Christians don’t so much have a right as an obligation. To live with respect for others, including their right to disagree with us. To honour them. To live lives that witness to God by how we love, not by how we condemn. To love unconditionally and make people wonder “Hang on, there is nothing in this for them. What is going on? What makes them different?” or even “That guy knows he’s a hypocrite, and he doesn’t hide it, instead apologising for it. What’s happening?”
How can it be a “free Presbyterian sect” when its leader isn’t even Free Presbyterian? Have you actually looked at the quite diverse range of denominations as members? The DUP, out of all, has the greatest chance to unite people in Northern Ireland under a strong local Christian Democrat party that supports the traditional family-friendly cultural values that make Northern Ireland a great place. Cultural and moral relativism does not create a cohesive healthy society and does not work. Even Cameron has stated that the “UK is a Christian country” and Merkel that “multiculturalism has failed”

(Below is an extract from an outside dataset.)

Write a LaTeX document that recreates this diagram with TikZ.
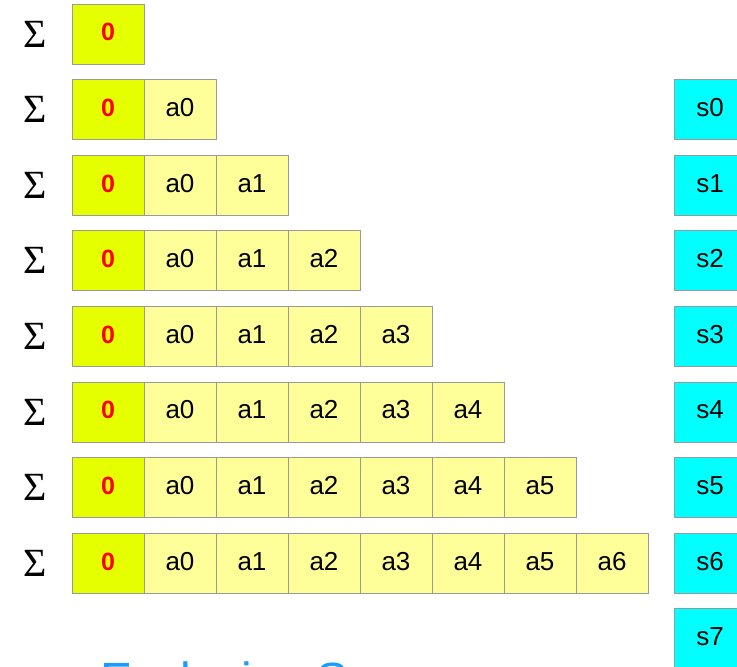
\documentclass[tikz,border=0pt]{standalone}
\usepackage{fontspec}
\setmainfont{Liberation Sans}
\newfontfamily\sigmafont{Liberation Serif}
\definecolor{zerofill}{HTML}{E6FF00}
\definecolor{cellfill}{HTML}{FFFF99}
\definecolor{sumfill}{HTML}{00FFFF}
\definecolor{edgegray}{HTML}{999999}
\definecolor{titleblue}{HTML}{1A9BFF}

\begin{document}
\begin{tikzpicture}[x=1pt,y=-1pt]
                \tikzset{cell/.style = {shape=rectangle,draw=edgegray,line width=1pt,fill=cellfill,minimum width=72pt,minimum height=60pt,inner sep=0pt,text height=20pt,text depth=6.4pt,font=\fontsize{26}{30}\selectfont}}
                \tikzset{zerocell/.style = {cell,fill=zerofill,text=red,font=\fontsize{25}{30}\selectfont\bfseries}}
                \tikzset{sumcell/.style = {cell,fill=sumfill}}
                \tikzset{sigma/.style = {inner sep=0pt,font=\fontsize{40}{44}\selectfont\sigmafont}}

                \useasboundingbox (0,0) rectangle (737,667);
                \clip (0,0) rectangle (737,667);

                % row 1
                \node[sigma] (sig1) at (35,34) {Σ};
                \node[zerocell] (z1) at (108,34) {0};

                % row 2
                \node[sigma] (sig2) at (35,109.6) {Σ};
                \node[zerocell] (z2) at (108,109.6) {0};
                \node[cell] (r2a0) at (180,109.6) {a0};

                % row 3
                \node[sigma] (sig3) at (35,185.2) {Σ};
                \node[zerocell] (z3) at (108,185.2) {0};
                \node[cell] (r3a0) at (180,185.2) {a0};
                \node[cell] (r3a1) at (252,185.2) {a1};

                % row 4
                \node[sigma] (sig4) at (35,260.8) {Σ};
                \node[zerocell] (z4) at (108,260.8) {0};
                \node[cell] (r4a0) at (180,260.8) {a0};
                \node[cell] (r4a1) at (252,260.8) {a1};
                \node[cell] (r4a2) at (324,260.8) {a2};

                % row 5
                \node[sigma] (sig5) at (35,336.4) {Σ};
                \node[zerocell] (z5) at (108,336.4) {0};
                \node[cell] (r5a0) at (180,336.4) {a0};
                \node[cell] (r5a1) at (252,336.4) {a1};
                \node[cell] (r5a2) at (324,336.4) {a2};
                \node[cell] (r5a3) at (396,336.4) {a3};

                % row 6
                \node[sigma] (sig6) at (35,412) {Σ};
                \node[zerocell] (z6) at (108,412) {0};
                \node[cell] (r6a0) at (180,412) {a0};
                \node[cell] (r6a1) at (252,412) {a1};
                \node[cell] (r6a2) at (324,412) {a2};
                \node[cell] (r6a3) at (396,412) {a3};
                \node[cell] (r6a4) at (468,412) {a4};

                % row 7
                \node[sigma] (sig7) at (35,487.6) {Σ};
                \node[zerocell] (z7) at (108,487.6) {0};
                \node[cell] (r7a0) at (180,487.6) {a0};
                \node[cell] (r7a1) at (252,487.6) {a1};
                \node[cell] (r7a2) at (324,487.6) {a2};
                \node[cell] (r7a3) at (396,487.6) {a3};
                \node[cell] (r7a4) at (468,487.6) {a4};
                \node[cell] (r7a5) at (540,487.6) {a5};

                % row 8
                \node[sigma] (sig8) at (35,563.2) {Σ};
                \node[zerocell] (z8) at (108,563.2) {0};
                \node[cell] (r8a0) at (180,563.2) {a0};
                \node[cell] (r8a1) at (252,563.2) {a1};
                \node[cell] (r8a2) at (324,563.2) {a2};
                \node[cell] (r8a3) at (396,563.2) {a3};
                \node[cell] (r8a4) at (468,563.2) {a4};
                \node[cell] (r8a5) at (540,563.2) {a5};
                \node[cell] (r8a6) at (612,563.2) {a6};

                % sums
                \node[sumcell] (s0) at (710,109.6) {s0};
                \node[sumcell] (s1) at (710,185.2) {s1};
                \node[sumcell] (s2) at (710,260.8) {s2};
                \node[sumcell] (s3) at (710,336.4) {s3};
                \node[sumcell] (s4) at (710,412) {s4};
                \node[sumcell] (s5) at (710,487.6) {s5};
                \node[sumcell] (s6) at (710,563.2) {s6};
                \node[sumcell] (s7) at (710,638.8) {s7};

                \node[anchor=base west,inner sep=0pt,text=titleblue,font=\fontsize{48}{52}\selectfont] (title) at (100,696) {Exclusive Scan};

        \end{tikzpicture}
\end{document}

It is people like Spencer who are out of touch, and would do better to stay mum for a while after the poor election result for local “liberal” parties. And no, the legacy Cold War really is not over until the warped metamorphosed cultural Marxism of the useful idiots like Spencer is fully purged. The same goes for the “nationalist” parties who have nothing in common with any Catholic Christian values, and everything to do with old fashioned hard-line Marxism which the rest of the West got rid of some time ago (with quite a lot of the “PC” modern cultural type thrown in too).
I’m also trying to find that quote in the Spectator. Must not be recent, as currently there is an article from a southern Irish Catholic (who has in the past written numerous articles highly biased against and critical of Unionism as one would expect) in praise of Robinson sticking the fingers to the PC Brigade in a manner only an Ulster Protestant could do.
Can be summed by : Religion and politics shouldn’t EVER mix.